Saturday, April 21, 2018

Not On PBS

'The Young Karl Marx,' film by Raoul Peck, 2018

This film looks like a traditional period drama.  Top hats, warrens of poor people in England, young romance, the working Irish, factory life, garrets, gendarmes and police, heavy drinking, cigars and chess in taverns.  But underneath the conventional British PBS veneer something else is going on.  The film humanizes Marx and Engels and serves as an introduction to their ideas and activities.   Some leftists insist the film should have been some kind of in-depth primer.  Similar complaints were lodged against the film “Reds,” but given this film is being released in the present political climate, it is not surprising.  As it is, it means something just by being released.

Top hats?
The film starts in 1843, 5 years before the 1848 insurrections across Europe and before the publication of the Communist Manifesto.  We meet various famous socialists, anarchists and communists– Proudhon, Bakunin, Weitling, Stirner, Feurbach, Courbet.  In the process, the 2nd meeting between Marx and Engels in Paris occurs, where they both praise each other’s work.  In a Parisian bar, Engels calls Marx the world’s leading dialectical thinker after writing Critique of Hegel’s Philosophy of Right, while Marx praises Engels for his study, The Condition of the Working Class in England.  On this and too much booze, they bond.  Some have called this film a ‘bromance’ but that word is actually loaded with reactionary connotations.
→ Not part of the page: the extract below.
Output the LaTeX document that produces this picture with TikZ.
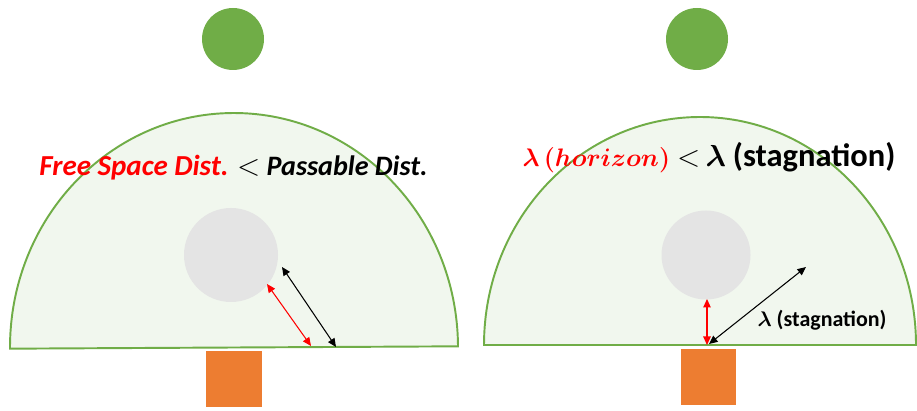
\documentclass[tikz,border=0pt]{standalone}
\usepackage{amsmath,amssymb}
\usepackage{fontspec}
\setsansfont{Carlito}
\usepackage{xcolor}
\usetikzlibrary{arrows.meta}
\definecolor{fovgreen}{HTML}{70AD47}
\definecolor{fovfill}{HTML}{F1F7EE}
\definecolor{obsgray}{HTML}{E4E4E4}
\definecolor{robotorange}{HTML}{ED7D31}
\newcommand{\blam}{\boldsymbol{\lambda}}
\newcommand{\fsz}[1]{\fontsize{#1}{1.2\dimexpr#1pt\relax}\selectfont}

\begin{document}
\begin{tikzpicture}[>={Triangle[length=1.7mm,width=1.5mm]}, font=\sffamily\bfseries, line width=0.6pt,
  dome/.style={draw=fovgreen, fill=fovfill, line width=1.1pt},
  goal/.style={circle, fill=fovgreen, minimum size=12.4mm, inner sep=0pt},
  obst/.style={circle, fill=obsgray, inner sep=0pt},
  robot/.style={fill=robotorange, minimum width=11.1mm, minimum height=11.2mm, inner sep=0pt},
  title/.style={font=\fsz{16}\sffamily\bfseries},
  lbl/.style={font=\fsz{12.5}\sffamily\bfseries}]
\useasboundingbox (0,0) rectangle (18.34,8.2);
%% (a) free space vs passable distance
\begin{scope}
\draw[dome, rotate around={0.3:(4.68,1.25)}] (0.20,1.25) arc[start angle=180, end angle=0, x radius=4.48, y radius=4.69] -- cycle;
\node[goal] (g1) at (4.66,7.42) {};
\node[obst, minimum size=18.8mm] (o1) at (4.62,3.10) {};
\node[robot] (r1) at (4.68,0.62) {};
\coordinate (fa) at (5.34,2.52);
\coordinate (fb) at (6.22,1.28);
\coordinate (pa) at (5.64,2.86);
\coordinate (pb) at (6.72,1.26);
\draw[<->, red] (fa) -- (fb);
\draw[<->] (pa) -- (pb);
\node[title] (t1) at (4.67,4.84) {\textcolor{red}{\fsz{16.5}\itshape Free Space Dist.} $<$ \itshape Passable Dist.};
\end{scope}
%% (b) horizon vs stagnation
\begin{scope}
\draw[dome] (9.68,1.30) arc[start angle=180, end angle=0, x radius=4.32, y radius=4.56] -- cycle;
\node[goal] (g2) at (13.94,7.42) {};
\node[obst, minimum size=17.8mm] (o2) at (14.12,3.10) {};
\node[robot] (r2) at (14.17,0.66) {};
\coordinate (ha) at (14.14,2.22);
\coordinate (hb) at (14.14,1.30);
\coordinate (sa) at (14.18,1.32);
\coordinate (sb) at (16.12,2.86);
\draw[<->, red] (ha) -- (hb);
\draw[<->] (sa) -- (sb);
\node[title, inner sep=0pt] (t2) at (14.18,5.04) {\textcolor{red}{\fsz{15}$\blam\,\boldsymbol{(horizon)}$}\hspace{4pt}{\fsz{16}$<$\hspace{3pt}$\blam$}\hspace{4pt}{\fsz{18.5}(stagnation)}};
\node[lbl] (l2) at (16.44,1.80) {$\blam$ (stagnation)};
\end{scope}
\end{tikzpicture}
\end{document}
Engels encourages Marx to read the British economists like Ricardo.  We get snippets of their thoughts – how gathering dead wood in the forests became criminalized as part of the ‘enclosure of the commons.’  How labor is a commodity, like any other thing, to be bought and sold, just as are the people who labor.  Karl and his wife Jenny poke fun at Proudhon’s phrase ‘property is theft’ as an image, and not actually accurate.  Jenny pokes fun at the overuse of the word ‘critique’ by Karl.  We see Marx’s drunken realization that real philosophy should lead to action.  The labor theory of value, borrowed from those English economists, makes an appearance, along with Marx and Engel's atheism and irritation with political conciliators and clichéd sloganeers.

The film shows the cruelty of the governments and police in enforcing private property and propping up the aristocracy, through killings, beatings, arrests, firings and deportations of workers and leftists. It tries to depict the convoluted relationship between Friedrich and his factory-owning father.  Marx, Jenny and their children are first thrown out of Germany, then France, then Belgium for political dissent and ultimately settle in London.  Engels marries a working class Irish woman, Mary Burns.  Marx is broke, having 2 children, a wife and a maid to support.  The wives are not the focus of the film, but they are shown as political actors in themselves.  Burns herself is even more personally liberated than Jenny.  These personal issues dominate a good chunk of the film, as is standard in most films about intellectual or theoretical conflicts in the present conservative cultural context.

The film features verbal confrontations with capitalists and vague or intellectually undisciplined socialists and anarchists.  The issues between leftists are unfortunately not clear in the film.  This included the young Marx’s differences with the old man Proudhon, the leading anti-capitalist of the time.  Marx writes The Poverty of Philosophy against Proudon, which the film shows as a very muddy inter-party debate.  Conflicts in the film centered around the role of intellectuals and theory in the workers’ movement and over vague terms like ‘kindness’ or ‘brotherhood’ versus a thoroughgoing and scientific understanding of class society and economics.  Marx was caustic in his debates, sometimes on purpose.  Oddly, personal insults seem to be a common currency, but it is not clear if this is a filmic inventions or quotes.

During this period, the underground ‘League of the Just’ becomes the public ‘Communist League,’ though as depicted in the film it is some kind of vague debate.  Splits in the League were actually caused by the differences over the competing strategy of organizing an ultra-leftist and secretive uprising versus a public mass movement for communism, the latter supported by Marx and Engels.
E0.00 Euro Note

As members of the League, Marx and Engels are commissioned to write a programme.  This becomes The Manifesto of the Communist League, otherwise known as The Communist Manifesto.  It is one of the greatest works of political writing in history, if not the greatest.  Part of its greatness is that it has stood the test of time as any reading will tell you. It came out right before and during the 1848 popular working-class  insurrections all over Europe – in France, in Hungary, in Germany, in Austria, Denmark, the Netherlands, Italy, Poland, Sicily.  The ferment extended beyond the League to millions of proletarians across Europe, something not really shown in the film.

If the film makes a few more people take Marx and Engels seriously, then it has served its purpose.  The fact that is has come out now is significant, as it is no secret that capitalism’s present future is cloudy at best.  Given Marx and Engels began the most through-going analysis of capitalism, one that stands to this day, they are anything but outdated.  And that is what really haunts even the present.  The cultural climate is shifting under the bourgeoisie’s feet, whether they recognize it or not.